Given request:
Pictures are not part of the copy. Retype the lines from the first one through the line that contains "const yTicks = [3000, 3200, 3400, 3600, 3800, 4000, 4200];".
● ● ● ● ●
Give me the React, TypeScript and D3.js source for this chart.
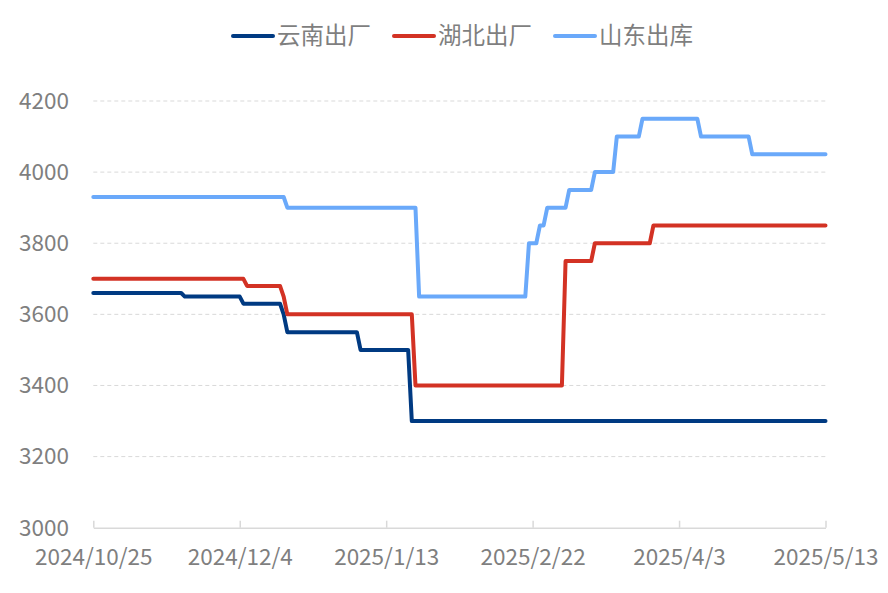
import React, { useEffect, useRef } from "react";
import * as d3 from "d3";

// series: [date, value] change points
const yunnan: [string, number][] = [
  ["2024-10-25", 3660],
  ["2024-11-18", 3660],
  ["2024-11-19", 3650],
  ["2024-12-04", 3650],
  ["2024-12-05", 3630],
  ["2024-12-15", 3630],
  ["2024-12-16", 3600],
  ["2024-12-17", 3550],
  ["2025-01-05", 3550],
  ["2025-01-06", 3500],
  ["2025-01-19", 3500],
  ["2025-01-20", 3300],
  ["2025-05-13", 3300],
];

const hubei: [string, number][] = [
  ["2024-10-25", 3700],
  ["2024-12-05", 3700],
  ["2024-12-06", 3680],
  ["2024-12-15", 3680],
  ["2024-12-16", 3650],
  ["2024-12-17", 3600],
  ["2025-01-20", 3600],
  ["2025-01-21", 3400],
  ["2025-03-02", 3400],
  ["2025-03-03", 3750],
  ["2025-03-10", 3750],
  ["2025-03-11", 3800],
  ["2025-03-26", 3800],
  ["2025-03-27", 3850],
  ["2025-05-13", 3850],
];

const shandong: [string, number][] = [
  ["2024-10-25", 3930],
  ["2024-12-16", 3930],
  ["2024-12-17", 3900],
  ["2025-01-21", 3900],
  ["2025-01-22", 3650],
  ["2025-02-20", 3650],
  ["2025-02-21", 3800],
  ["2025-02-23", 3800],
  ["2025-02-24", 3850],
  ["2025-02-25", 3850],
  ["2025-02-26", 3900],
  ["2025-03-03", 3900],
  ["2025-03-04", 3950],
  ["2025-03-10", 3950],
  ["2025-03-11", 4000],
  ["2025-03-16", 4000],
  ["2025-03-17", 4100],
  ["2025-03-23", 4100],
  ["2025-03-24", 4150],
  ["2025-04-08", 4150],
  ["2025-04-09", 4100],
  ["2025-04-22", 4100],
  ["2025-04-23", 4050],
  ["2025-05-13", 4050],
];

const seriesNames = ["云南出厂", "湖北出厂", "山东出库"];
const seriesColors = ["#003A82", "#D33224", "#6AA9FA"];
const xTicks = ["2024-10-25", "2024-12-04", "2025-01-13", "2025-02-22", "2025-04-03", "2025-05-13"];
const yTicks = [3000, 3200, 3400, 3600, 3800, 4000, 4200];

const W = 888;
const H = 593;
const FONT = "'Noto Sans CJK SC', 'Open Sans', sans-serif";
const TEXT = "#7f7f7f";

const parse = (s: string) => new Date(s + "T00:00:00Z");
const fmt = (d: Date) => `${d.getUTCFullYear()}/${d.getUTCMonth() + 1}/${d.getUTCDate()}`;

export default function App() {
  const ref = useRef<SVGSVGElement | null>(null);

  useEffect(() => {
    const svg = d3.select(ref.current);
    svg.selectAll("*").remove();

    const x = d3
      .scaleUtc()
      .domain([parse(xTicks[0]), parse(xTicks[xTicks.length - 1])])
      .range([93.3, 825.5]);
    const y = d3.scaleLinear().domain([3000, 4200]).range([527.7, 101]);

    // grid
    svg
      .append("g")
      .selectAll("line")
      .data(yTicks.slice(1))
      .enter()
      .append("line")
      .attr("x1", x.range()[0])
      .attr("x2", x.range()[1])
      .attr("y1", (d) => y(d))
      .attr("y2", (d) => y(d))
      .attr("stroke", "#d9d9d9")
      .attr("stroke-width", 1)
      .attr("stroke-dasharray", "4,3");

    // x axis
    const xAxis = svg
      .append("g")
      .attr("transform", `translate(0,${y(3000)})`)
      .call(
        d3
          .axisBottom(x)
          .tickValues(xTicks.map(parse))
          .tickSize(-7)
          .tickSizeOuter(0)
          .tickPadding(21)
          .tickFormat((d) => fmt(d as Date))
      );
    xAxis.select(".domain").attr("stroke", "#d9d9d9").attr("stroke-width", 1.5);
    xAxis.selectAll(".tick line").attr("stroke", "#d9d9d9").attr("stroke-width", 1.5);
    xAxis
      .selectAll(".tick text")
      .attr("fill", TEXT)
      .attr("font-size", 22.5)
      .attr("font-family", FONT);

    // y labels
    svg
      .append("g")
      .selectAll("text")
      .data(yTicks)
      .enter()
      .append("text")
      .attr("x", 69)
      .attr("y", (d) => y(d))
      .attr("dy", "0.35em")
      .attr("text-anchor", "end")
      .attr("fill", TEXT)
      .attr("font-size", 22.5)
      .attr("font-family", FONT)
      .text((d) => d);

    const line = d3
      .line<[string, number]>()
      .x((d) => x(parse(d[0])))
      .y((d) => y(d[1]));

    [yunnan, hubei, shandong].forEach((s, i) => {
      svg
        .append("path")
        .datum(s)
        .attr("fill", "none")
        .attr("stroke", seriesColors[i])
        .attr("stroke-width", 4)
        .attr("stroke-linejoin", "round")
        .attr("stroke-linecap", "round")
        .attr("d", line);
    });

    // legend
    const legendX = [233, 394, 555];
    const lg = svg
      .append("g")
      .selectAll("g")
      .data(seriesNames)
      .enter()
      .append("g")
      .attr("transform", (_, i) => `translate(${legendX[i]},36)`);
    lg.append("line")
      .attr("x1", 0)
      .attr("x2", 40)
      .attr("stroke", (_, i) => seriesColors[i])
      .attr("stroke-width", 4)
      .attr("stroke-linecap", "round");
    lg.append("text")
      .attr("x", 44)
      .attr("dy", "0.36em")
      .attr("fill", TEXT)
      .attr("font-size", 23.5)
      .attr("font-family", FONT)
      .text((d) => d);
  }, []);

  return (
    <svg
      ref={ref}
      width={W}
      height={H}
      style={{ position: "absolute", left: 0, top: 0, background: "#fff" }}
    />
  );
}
● ● ● ● ●
Full response:
Give me the React, TypeScript and D3.js source for this chart.
import React, { useEffect, useRef } from "react";
import * as d3 from "d3";

// series: [date, value] change points
const yunnan: [string, number][] = [
  ["2024-10-25", 3660],
  ["2024-11-18", 3660],
  ["2024-11-19", 3650],
  ["2024-12-04", 3650],
  ["2024-12-05", 3630],
  ["2024-12-15", 3630],
  ["2024-12-16", 3600],
  ["2024-12-17", 3550],
  ["2025-01-05", 3550],
  ["2025-01-06", 3500],
  ["2025-01-19", 3500],
  ["2025-01-20", 3300],
  ["2025-05-13", 3300],
];

const hubei: [string, number][] = [
  ["2024-10-25", 3700],
  ["2024-12-05", 3700],
  ["2024-12-06", 3680],
  ["2024-12-15", 3680],
  ["2024-12-16", 3650],
  ["2024-12-17", 3600],
  ["2025-01-20", 3600],
  ["2025-01-21", 3400],
  ["2025-03-02", 3400],
  ["2025-03-03", 3750],
  ["2025-03-10", 3750],
  ["2025-03-11", 3800],
  ["2025-03-26", 3800],
  ["2025-03-27", 3850],
  ["2025-05-13", 3850],
];

const shandong: [string, number][] = [
  ["2024-10-25", 3930],
  ["2024-12-16", 3930],
  ["2024-12-17", 3900],
  ["2025-01-21", 3900],
  ["2025-01-22", 3650],
  ["2025-02-20", 3650],
  ["2025-02-21", 3800],
  ["2025-02-23", 3800],
  ["2025-02-24", 3850],
  ["2025-02-25", 3850],
  ["2025-02-26", 3900],
  ["2025-03-03", 3900],
  ["2025-03-04", 3950],
  ["2025-03-10", 3950],
  ["2025-03-11", 4000],
  ["2025-03-16", 4000],
  ["2025-03-17", 4100],
  ["2025-03-23", 4100],
  ["2025-03-24", 4150],
  ["2025-04-08", 4150],
  ["2025-04-09", 4100],
  ["2025-04-22", 4100],
  ["2025-04-23", 4050],
  ["2025-05-13", 4050],
];

const seriesNames = ["云南出厂", "湖北出厂", "山东出库"];
const seriesColors = ["#003A82", "#D33224", "#6AA9FA"];
const xTicks = ["2024-10-25", "2024-12-04", "2025-01-13", "2025-02-22", "2025-04-03", "2025-05-13"];
const yTicks = [3000, 3200, 3400, 3600, 3800, 4000, 4200];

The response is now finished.